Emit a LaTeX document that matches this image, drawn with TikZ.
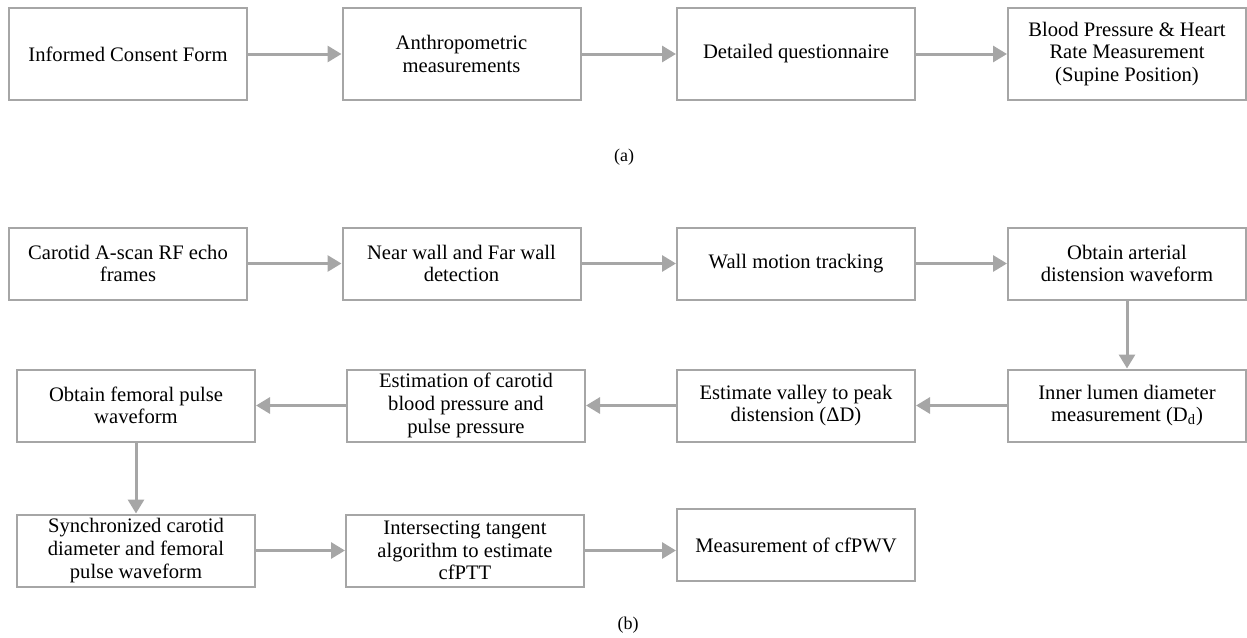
\documentclass[tikz,border=0pt]{standalone}
\usepackage{fontspec}
\setmainfont{Liberation Serif}
\usetikzlibrary{arrows.meta}
\definecolor{boxgray}{RGB}{166,166,166}

\begin{document}
\begin{tikzpicture}[x=0.5pt,y=-0.5pt,>={Triangle[length=7pt,width=8pt]},
	stepbox/.style={draw=boxgray,line width=1pt,minimum width=119pt,minimum height=36pt,
		align=center,inner sep=1pt,font=\fontsize{10.3}{11.3}\selectfont},
	tallbox/.style={stepbox,minimum height=46pt},
	flow/.style={->,color=boxgray,line width=1.5pt}]
	\useasboundingbox (0,0) rectangle (1247,637);
	% (a) protocol
	\node[tallbox] (a1) at (128,54) {Informed Consent Form};
	\node[tallbox] (a2) at (461.5,54) {Anthropometric\\measurements};
	\node[tallbox] (a3) at (796,54) {Detailed questionnaire};
	\node[tallbox] (a4) at (1127,54) {Blood Pressure \& Heart\\Rate Measurement\\(Supine Position)};
	\node[font=\fontsize{9}{10}\selectfont] (capa) at (624,157) {(a)};
	\draw[flow] (a1) -- (a2);
	\draw[flow] (a2) -- (a3);
	\draw[flow] (a3) -- (a4);
	% (b) processing
	\node[stepbox] (b11) at (128,263.5) {Carotid A-scan RF echo\\frames};
	\node[stepbox] (b12) at (461.5,263.5) {Near wall and Far wall\\detection};
	\node[stepbox] (b13) at (796,263.5) {Wall motion tracking};
	\node[stepbox] (b14) at (1127,263.5) {Obtain arterial\\distension waveform};
	\node[stepbox] (b24) at (1127,405.5) {Inner lumen diameter\\measurement (D\textsubscript{d})};
	\node[stepbox] (b23) at (796,405.5) {Estimate valley to peak\\distension (ΔD)};
	\node[stepbox] (b22) at (466,405.5) {Estimation of carotid\\blood pressure and\\pulse pressure};
	\node[stepbox] (b21) at (136,405.5) {Obtain femoral pulse\\waveform};
	\node[stepbox] (b31) at (136,550.5) {Synchronized carotid\\diameter and femoral\\pulse waveform};
	\node[stepbox] (b32) at (465,550.5) {Intersecting tangent\\algorithm to estimate\\cfPTT};
	\node[stepbox] (b33) at (796,545) {Measurement of cfPWV};
	\node[font=\fontsize{9}{10}\selectfont] (capb) at (628,625) {(b)};
	\draw[flow] (b11) -- (b12);
	\draw[flow] (b12) -- (b13);
	\draw[flow] (b13) -- (b14);
	\draw[flow] (b14) -- (b24);
	\draw[flow] (b24) -- (b23);
	\draw[flow] (b23) -- (b22);
	\draw[flow] (b22) -- (b21);
	\draw[flow] (b21) -- (b31);
	\draw[flow] (b31) -- (b32);
	\draw[flow] (b32) -- (b32 -| b33.west);
\end{tikzpicture}
\end{document}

→ Task to carry out
Write the listing above out again exactly, dropping each image.

→ Answer to the problem
Emit a LaTeX document that matches this image, drawn with TikZ.
\documentclass[tikz,border=0pt]{standalone}
\usepackage{fontspec}
\setmainfont{Liberation Serif}
\usetikzlibrary{arrows.meta}
\definecolor{boxgray}{RGB}{166,166,166}

\begin{document}
\begin{tikzpicture}[x=0.5pt,y=-0.5pt,>={Triangle[length=7pt,width=8pt]},
	stepbox/.style={draw=boxgray,line width=1pt,minimum width=119pt,minimum height=36pt,
		align=center,inner sep=1pt,font=\fontsize{10.3}{11.3}\selectfont},
	tallbox/.style={stepbox,minimum height=46pt},
	flow/.style={->,color=boxgray,line width=1.5pt}]
	\useasboundingbox (0,0) rectangle (1247,637);
	% (a) protocol
	\node[tallbox] (a1) at (128,54) {Informed Consent Form};
	\node[tallbox] (a2) at (461.5,54) {Anthropometric\\measurements};
	\node[tallbox] (a3) at (796,54) {Detailed questionnaire};
	\node[tallbox] (a4) at (1127,54) {Blood Pressure \& Heart\\Rate Measurement\\(Supine Position)};
	\node[font=\fontsize{9}{10}\selectfont] (capa) at (624,157) {(a)};
	\draw[flow] (a1) -- (a2);
	\draw[flow] (a2) -- (a3);
	\draw[flow] (a3) -- (a4);
	% (b) processing
	\node[stepbox] (b11) at (128,263.5) {Carotid A-scan RF echo\\frames};
	\node[stepbox] (b12) at (461.5,263.5) {Near wall and Far wall\\detection};
	\node[stepbox] (b13) at (796,263.5) {Wall motion tracking};
	\node[stepbox] (b14) at (1127,263.5) {Obtain arterial\\distension waveform};
	\node[stepbox] (b24) at (1127,405.5) {Inner lumen diameter\\measurement (D\textsubscript{d})};
	\node[stepbox] (b23) at (796,405.5) {Estimate valley to peak\\distension (ΔD)};
	\node[stepbox] (b22) at (466,405.5) {Estimation of carotid\\blood pressure and\\pulse pressure};
	\node[stepbox] (b21) at (136,405.5) {Obtain femoral pulse\\waveform};
	\node[stepbox] (b31) at (136,550.5) {Synchronized carotid\\diameter and femoral\\pulse waveform};
	\node[stepbox] (b32) at (465,550.5) {Intersecting tangent\\algorithm to estimate\\cfPTT};
	\node[stepbox] (b33) at (796,545) {Measurement of cfPWV};
	\node[font=\fontsize{9}{10}\selectfont] (capb) at (628,625) {(b)};
	\draw[flow] (b11) -- (b12);
	\draw[flow] (b12) -- (b13);
	\draw[flow] (b13) -- (b14);
	\draw[flow] (b14) -- (b24);
	\draw[flow] (b24) -- (b23);
	\draw[flow] (b23) -- (b22);
	\draw[flow] (b22) -- (b21);
	\draw[flow] (b21) -- (b31);
	\draw[flow] (b31) -- (b32);
	\draw[flow] (b32) -- (b32 -| b33.west);
\end{tikzpicture}
\end{document}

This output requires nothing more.